__Requirements__
Find every line in the records below that holds the word "this" and copy it.

__Entries provided__
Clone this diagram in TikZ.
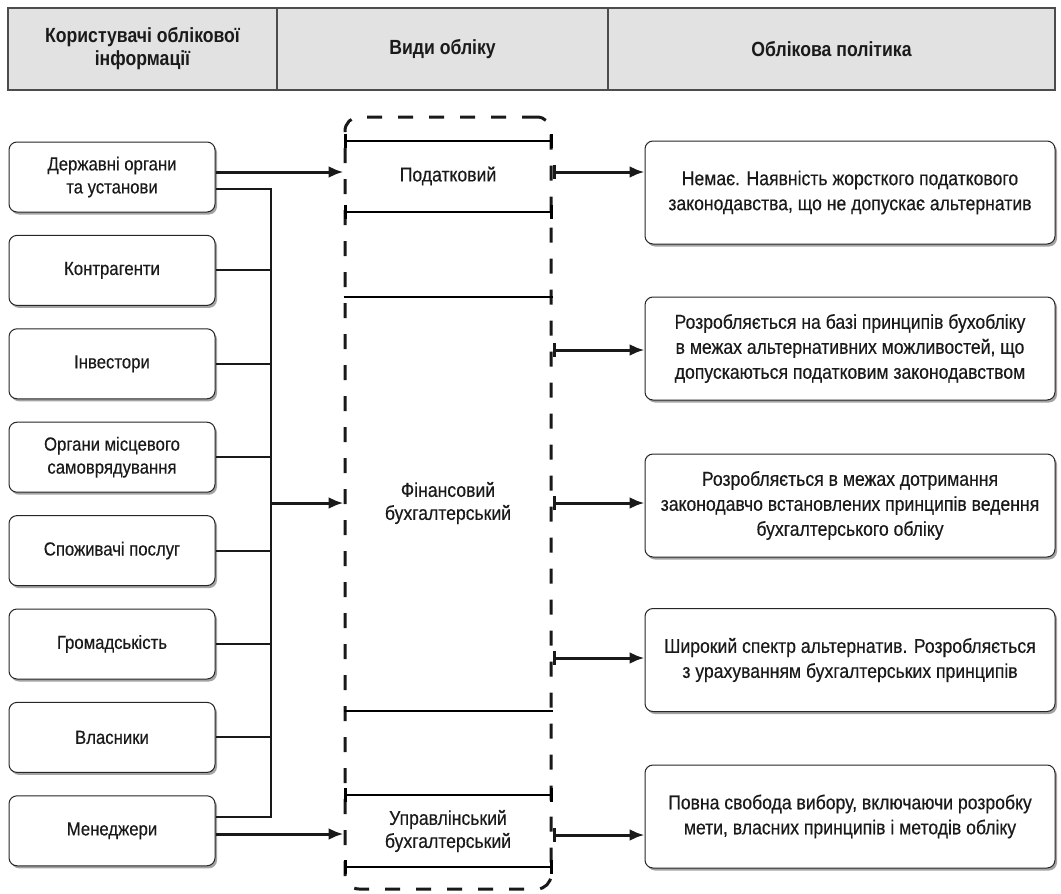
* * *
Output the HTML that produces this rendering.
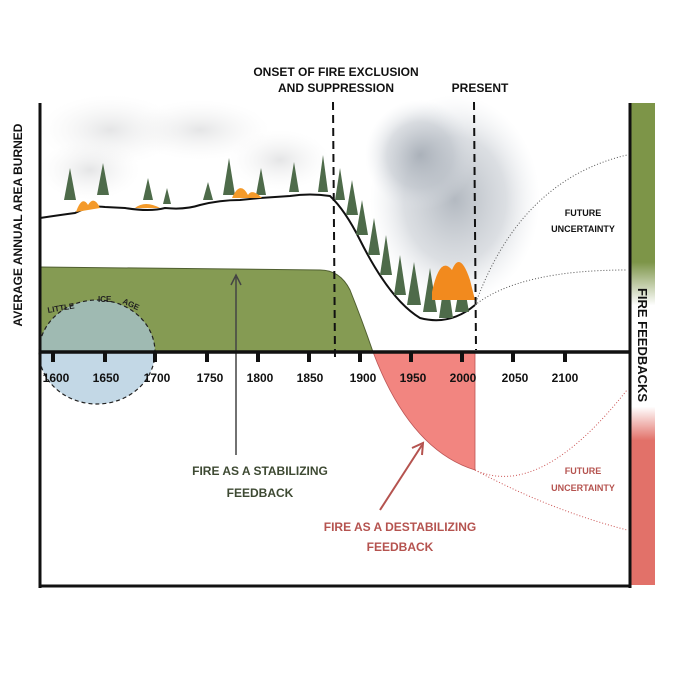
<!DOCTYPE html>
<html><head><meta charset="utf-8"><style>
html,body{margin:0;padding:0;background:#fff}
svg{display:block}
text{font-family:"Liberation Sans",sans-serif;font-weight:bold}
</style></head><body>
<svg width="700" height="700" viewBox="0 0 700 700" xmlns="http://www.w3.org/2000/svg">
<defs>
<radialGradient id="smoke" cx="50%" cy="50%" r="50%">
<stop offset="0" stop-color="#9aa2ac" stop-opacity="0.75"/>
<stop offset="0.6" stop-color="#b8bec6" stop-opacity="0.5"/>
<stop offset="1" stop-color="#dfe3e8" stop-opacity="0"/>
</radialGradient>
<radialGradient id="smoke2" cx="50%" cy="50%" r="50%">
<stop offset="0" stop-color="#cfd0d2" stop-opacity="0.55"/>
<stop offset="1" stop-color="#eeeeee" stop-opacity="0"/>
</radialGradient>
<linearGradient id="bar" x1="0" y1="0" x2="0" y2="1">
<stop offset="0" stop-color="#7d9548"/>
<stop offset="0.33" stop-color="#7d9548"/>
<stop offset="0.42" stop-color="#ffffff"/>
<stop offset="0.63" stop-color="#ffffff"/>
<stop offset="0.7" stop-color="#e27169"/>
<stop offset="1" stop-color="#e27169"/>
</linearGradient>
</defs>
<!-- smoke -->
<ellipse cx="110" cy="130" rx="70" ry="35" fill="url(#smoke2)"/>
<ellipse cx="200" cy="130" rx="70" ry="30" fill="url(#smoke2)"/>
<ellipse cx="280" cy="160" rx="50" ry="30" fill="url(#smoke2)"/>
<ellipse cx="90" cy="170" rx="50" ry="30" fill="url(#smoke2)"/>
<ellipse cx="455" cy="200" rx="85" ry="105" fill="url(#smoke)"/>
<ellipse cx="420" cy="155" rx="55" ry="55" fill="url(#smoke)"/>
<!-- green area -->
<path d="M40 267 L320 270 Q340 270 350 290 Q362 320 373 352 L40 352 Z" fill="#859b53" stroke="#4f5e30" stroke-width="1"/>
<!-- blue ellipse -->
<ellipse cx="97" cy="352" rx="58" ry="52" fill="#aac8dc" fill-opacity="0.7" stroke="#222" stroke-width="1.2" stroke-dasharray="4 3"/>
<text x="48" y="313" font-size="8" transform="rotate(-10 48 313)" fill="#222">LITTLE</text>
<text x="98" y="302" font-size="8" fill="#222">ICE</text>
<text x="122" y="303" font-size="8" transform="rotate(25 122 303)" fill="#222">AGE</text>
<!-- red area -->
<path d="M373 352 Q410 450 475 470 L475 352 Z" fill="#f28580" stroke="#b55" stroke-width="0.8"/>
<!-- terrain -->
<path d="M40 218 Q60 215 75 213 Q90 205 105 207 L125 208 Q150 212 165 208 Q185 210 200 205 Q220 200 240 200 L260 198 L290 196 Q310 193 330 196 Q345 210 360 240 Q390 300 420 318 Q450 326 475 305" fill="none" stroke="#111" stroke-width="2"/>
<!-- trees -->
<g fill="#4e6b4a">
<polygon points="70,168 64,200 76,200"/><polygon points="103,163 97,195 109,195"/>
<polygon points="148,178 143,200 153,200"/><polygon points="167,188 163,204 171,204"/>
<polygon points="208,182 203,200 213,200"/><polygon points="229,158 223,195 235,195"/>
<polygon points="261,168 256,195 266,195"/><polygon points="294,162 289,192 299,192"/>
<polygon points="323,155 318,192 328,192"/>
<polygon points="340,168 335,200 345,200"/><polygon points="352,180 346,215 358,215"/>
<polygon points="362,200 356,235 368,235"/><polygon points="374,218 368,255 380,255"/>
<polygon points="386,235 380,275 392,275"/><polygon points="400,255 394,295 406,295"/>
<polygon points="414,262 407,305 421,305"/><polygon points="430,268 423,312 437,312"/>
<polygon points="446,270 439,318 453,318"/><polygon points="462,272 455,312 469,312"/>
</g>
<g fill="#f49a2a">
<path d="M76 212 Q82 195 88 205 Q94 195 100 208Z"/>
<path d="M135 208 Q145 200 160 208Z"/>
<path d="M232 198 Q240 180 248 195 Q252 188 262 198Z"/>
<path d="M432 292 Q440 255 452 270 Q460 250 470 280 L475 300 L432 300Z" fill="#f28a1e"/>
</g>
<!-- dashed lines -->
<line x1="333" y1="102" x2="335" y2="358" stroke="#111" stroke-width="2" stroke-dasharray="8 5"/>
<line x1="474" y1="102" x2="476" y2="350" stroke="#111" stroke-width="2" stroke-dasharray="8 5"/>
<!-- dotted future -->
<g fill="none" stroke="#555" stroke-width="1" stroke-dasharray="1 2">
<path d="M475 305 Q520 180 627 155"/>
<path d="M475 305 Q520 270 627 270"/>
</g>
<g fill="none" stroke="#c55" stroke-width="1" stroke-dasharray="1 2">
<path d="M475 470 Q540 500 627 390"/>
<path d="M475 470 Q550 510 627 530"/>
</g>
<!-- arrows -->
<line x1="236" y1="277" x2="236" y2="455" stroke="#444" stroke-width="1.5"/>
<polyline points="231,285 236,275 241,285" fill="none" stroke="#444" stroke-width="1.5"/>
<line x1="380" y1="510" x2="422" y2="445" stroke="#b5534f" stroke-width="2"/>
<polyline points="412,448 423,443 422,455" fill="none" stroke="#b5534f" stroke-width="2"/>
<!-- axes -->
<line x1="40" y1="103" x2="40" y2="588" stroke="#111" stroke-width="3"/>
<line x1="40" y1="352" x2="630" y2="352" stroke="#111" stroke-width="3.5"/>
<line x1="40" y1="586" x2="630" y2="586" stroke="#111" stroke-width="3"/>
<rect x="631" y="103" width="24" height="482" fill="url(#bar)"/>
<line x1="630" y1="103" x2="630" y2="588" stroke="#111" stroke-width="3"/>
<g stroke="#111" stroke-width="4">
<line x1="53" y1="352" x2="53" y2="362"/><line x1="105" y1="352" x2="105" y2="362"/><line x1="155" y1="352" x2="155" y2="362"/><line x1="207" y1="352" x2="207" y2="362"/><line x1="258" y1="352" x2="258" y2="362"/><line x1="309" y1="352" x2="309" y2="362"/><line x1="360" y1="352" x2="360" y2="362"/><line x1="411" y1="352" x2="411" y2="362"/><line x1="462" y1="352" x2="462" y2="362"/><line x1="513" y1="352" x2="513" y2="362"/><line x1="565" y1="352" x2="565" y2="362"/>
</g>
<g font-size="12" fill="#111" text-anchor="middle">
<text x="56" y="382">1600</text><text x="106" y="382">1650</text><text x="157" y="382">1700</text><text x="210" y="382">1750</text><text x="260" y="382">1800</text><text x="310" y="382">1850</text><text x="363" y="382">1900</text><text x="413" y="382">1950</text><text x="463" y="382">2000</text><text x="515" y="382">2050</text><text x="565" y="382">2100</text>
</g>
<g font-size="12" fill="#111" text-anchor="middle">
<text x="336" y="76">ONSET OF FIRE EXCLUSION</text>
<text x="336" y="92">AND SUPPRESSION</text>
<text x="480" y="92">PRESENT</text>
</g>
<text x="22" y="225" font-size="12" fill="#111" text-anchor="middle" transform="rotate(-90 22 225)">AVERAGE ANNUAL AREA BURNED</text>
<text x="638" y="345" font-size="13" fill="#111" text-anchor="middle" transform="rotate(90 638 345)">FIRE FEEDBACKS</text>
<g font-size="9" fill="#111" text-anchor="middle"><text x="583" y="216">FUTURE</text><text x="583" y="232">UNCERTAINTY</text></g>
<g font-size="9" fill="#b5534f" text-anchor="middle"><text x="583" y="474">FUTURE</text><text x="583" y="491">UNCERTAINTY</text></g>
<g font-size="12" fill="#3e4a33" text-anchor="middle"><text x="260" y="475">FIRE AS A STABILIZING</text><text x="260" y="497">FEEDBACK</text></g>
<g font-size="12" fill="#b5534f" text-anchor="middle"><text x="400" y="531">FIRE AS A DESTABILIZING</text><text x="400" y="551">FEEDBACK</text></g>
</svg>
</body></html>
* * *
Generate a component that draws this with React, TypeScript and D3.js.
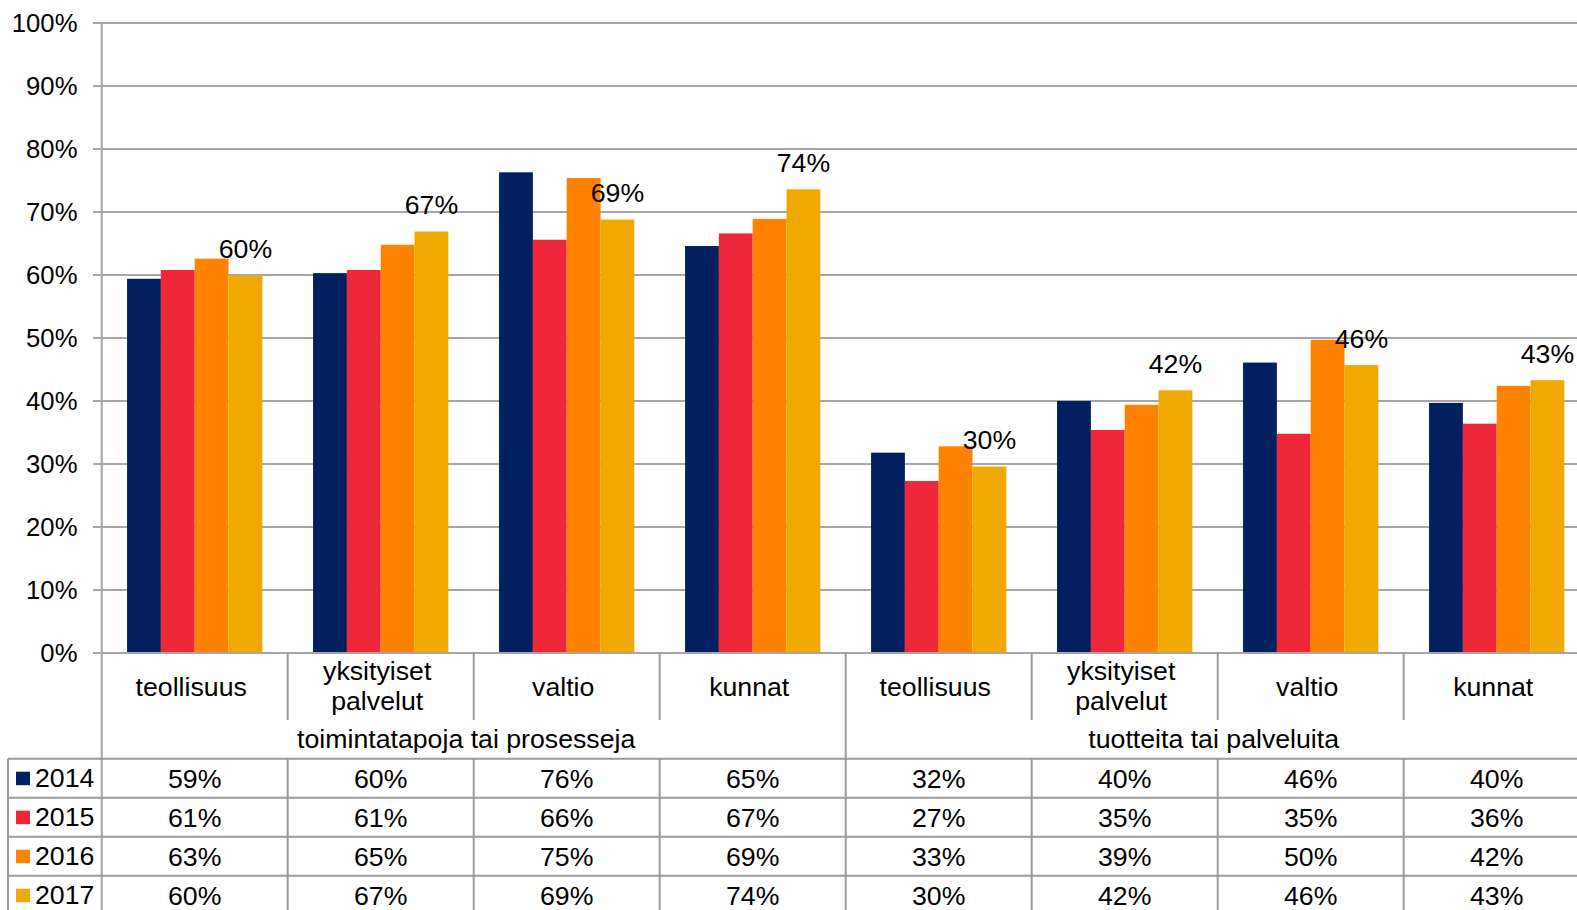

__Expected answer__
Clone this diagram in TikZ.
Output the HTML that produces this rendering.
Generate a component that draws this with React, TypeScript and D3.js.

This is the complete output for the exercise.